Por parte dos que utilizam essa mão de obra, a escravidão contemporânea tornou-se, desse modo, uma estratégia economicamente valorizada e socialmente aceita, pois implica o aumento do lucro do empregador pela diminuição dos custos de manutenção do/a trabalhador/a. Do mesmo modo, a pobreza crônica e a vulnerabilidade de diferentes grupos sociais criou um exército de reposição para a escravidão contemporânea. Quando o trabalho acaba, o/a escravizado/a pode ser facilmente substituído/a, tornando-se, assim, uma ferramenta de produção descartável.
No caso de trabalhadoras domésticas, como Madalena Gordiano, submetidas à escravidão contemporânea desde a infância, as formas subjetivas de controle são de difícil constatação ainda nos dias de hoje. O que muitas vezes dificulta o enquadramento da prática no artigo 149 do Código Penal Brasileiro, dispositivo jurídico que criminaliza a escravidão contemporânea no país. Além disso, a inviolabilidade do domicílio, direito fundamental assegurado pelo Artigo 5º, inciso XI, da Constituição Federal, restringe a possibilidade de fiscalização do ambiente doméstico, salvo em caso de flagrante delito, ou desastre, ou para prestar socorro, ou, durante o dia, por determinação judicial. A subjetividade da dívida moral aliada à aceitação social ampla de que pessoas vulneráveis são descartáveis, impedem a denúncia dessa forma de cativeiro, permitindo sua recorrência por tempo e espaços indeterminados, salvo em caso de situações gritantes de maus-tratos sofridos pela trabalhadora doméstica, a exemplo de Madalena, que ultrapassam os limites aceitáveis impostos no meio em que a prática ocorre.

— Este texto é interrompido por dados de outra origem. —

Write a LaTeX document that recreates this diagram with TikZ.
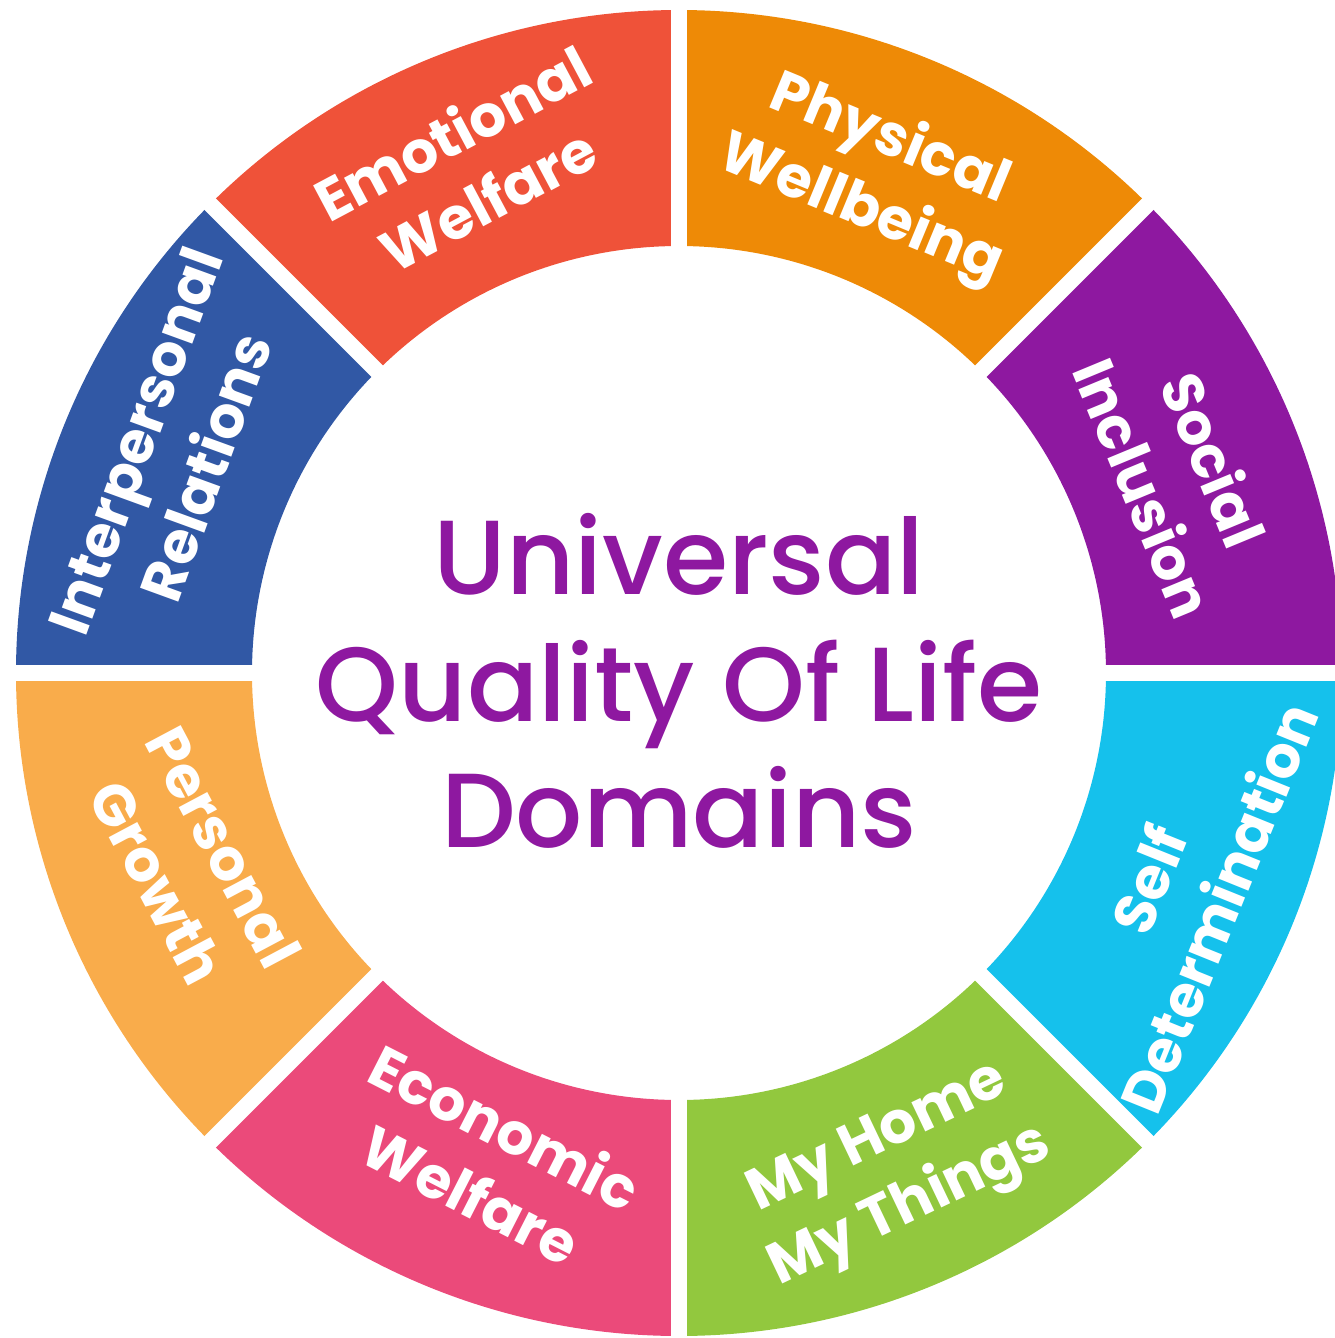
\documentclass[tikz,border=0pt]{standalone}
\usepackage{fontspec}
\setmainfont{Poppins}
\newfontfamily\titlefont{Poppins Medium}

\definecolor{colEmotional}{HTML}{EF5239}
\definecolor{colPhysical}{HTML}{EE8A06}
\definecolor{colSocial}{HTML}{8E18A0}
\definecolor{colSelf}{HTML}{15C1EC}
\definecolor{colHome}{HTML}{92C83E}
\definecolor{colEconomic}{HTML}{EB4A7A}
\definecolor{colPersonal}{HTML}{F9AC4B}
\definecolor{colInterpersonal}{HTML}{3158A5}

\begin{document}
\begin{tikzpicture}

    \tikzset{
      gapline/.style={
        color=white,
        line width=0.16cm,
      },
      qollabel/.style={
        text=white,
        font=\fontsize{16.5}{21.5}\selectfont\bfseries,
        align=center,
        inner sep=0pt,
      },
      qoltitle/.style={
        text=colSocial,
        font=\titlefont\fontsize{30}{36}\selectfont,
        align=center,
        inner sep=0pt,
      },
    }
    \clip (-6.79,-6.65) rectangle (6.56,6.73);

	\fill[color={colEmotional}] (90:4.27) arc[start angle=90,end angle=135,radius=4.27]--(135:6.63) arc[start angle=135,end angle=90,radius=6.63]--cycle;
	\fill[color={colPhysical}] (45:4.27) arc[start angle=45,end angle=90,radius=4.27]--(90:6.63) arc[start angle=90,end angle=45,radius=6.63]--cycle;
	\fill[color={colSocial}] (0:4.27) arc[start angle=0,end angle=45,radius=4.27]--(45:6.63) arc[start angle=45,end angle=0,radius=6.63]--cycle;
	\fill[color={colSelf}] (-45:4.27) arc[start angle=-45,end angle=0,radius=4.27]--(0:6.63) arc[start angle=0,end angle=-45,radius=6.63]--cycle;
	\fill[color={colHome}] (-90:4.27) arc[start angle=-90,end angle=-45,radius=4.27]--(-45:6.63) arc[start angle=-45,end angle=-90,radius=6.63]--cycle;
	\fill[color={colEconomic}] (-135:4.27) arc[start angle=-135,end angle=-90,radius=4.27]--(-90:6.63) arc[start angle=-90,end angle=-135,radius=6.63]--cycle;
	\fill[color={colPersonal}] (180:4.27) arc[start angle=180,end angle=225,radius=4.27]--(225:6.63) arc[start angle=225,end angle=180,radius=6.63]--cycle;
	\fill[color={colInterpersonal}] (135:4.27) arc[start angle=135,end angle=180,radius=4.27]--(180:6.63) arc[start angle=180,end angle=135,radius=6.63]--cycle;

	\draw[gapline] (0:4.1)--(0:6.9);
	\draw[gapline] (45:4.1)--(45:6.9);
	\draw[gapline] (90:4.1)--(90:6.9);
	\draw[gapline] (135:4.1)--(135:6.9);
	\draw[gapline] (180:4.1)--(180:6.9);
	\draw[gapline] (225:4.1)--(225:6.9);
	\draw[gapline] (270:4.1)--(270:6.9);
	\draw[gapline] (315:4.1)--(315:6.9);

	\node[qollabel, rotate=28] (emotional) at (112.4:5.49) {Emotional\\Welfare};
	\node[qollabel, rotate=-22.5] (physical) at (68.5:5.35) {Physical\\Wellbeing};
	\node[qollabel, rotate=-67.5] (social) at (21.7:5.39) {Social\\Inclusion};
	\node[qollabel, rotate=68] (self) at (-23.6:5.5) {Self\\Determination};
	\node[qollabel, rotate=25.5] (home) at (-66.7:5.46) {My Home\\My Things};
	\node[qollabel, rotate=-27] (economic) at (-111.4:5.23) {Economic\\Welfare};
	\node[qollabel, rotate=-62] (personal) at (-158.6:5.25) {Personal\\Growth};
	\node[qollabel, rotate=70] (interpersonal) at (156.7:5.54) {Interpersonal\\Relations};

	\node[qoltitle] (title) at (0,-0.08) {Universal\\Quality Of Life\\Domains};

\end{tikzpicture}
\end{document}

O “efeito Madalena” parece revelar um avanço na visibilidade do tema, trazendo à tona uma prática persistente e perversamente familiar de injustiça, abusos e exploração. No entanto, sua divulgação não tem sido suficiente para superar práticas estabelecidas e recorrentes de escravidão contemporânea, realizadas no ambiente doméstico ou não, que mantêm uma estrutura social e econômica e que se imiscuem em relações de classe marcadamente desiguais.
[1] BALES, Kevin. (2012), “Slavery in its Contemporary Manifestations”. In ALLAIN, Jean (ed.) The Legal Understanding of Slavery. From the Historical to the Contemporary. Oxford, Oxford University Press, pp. 281-303.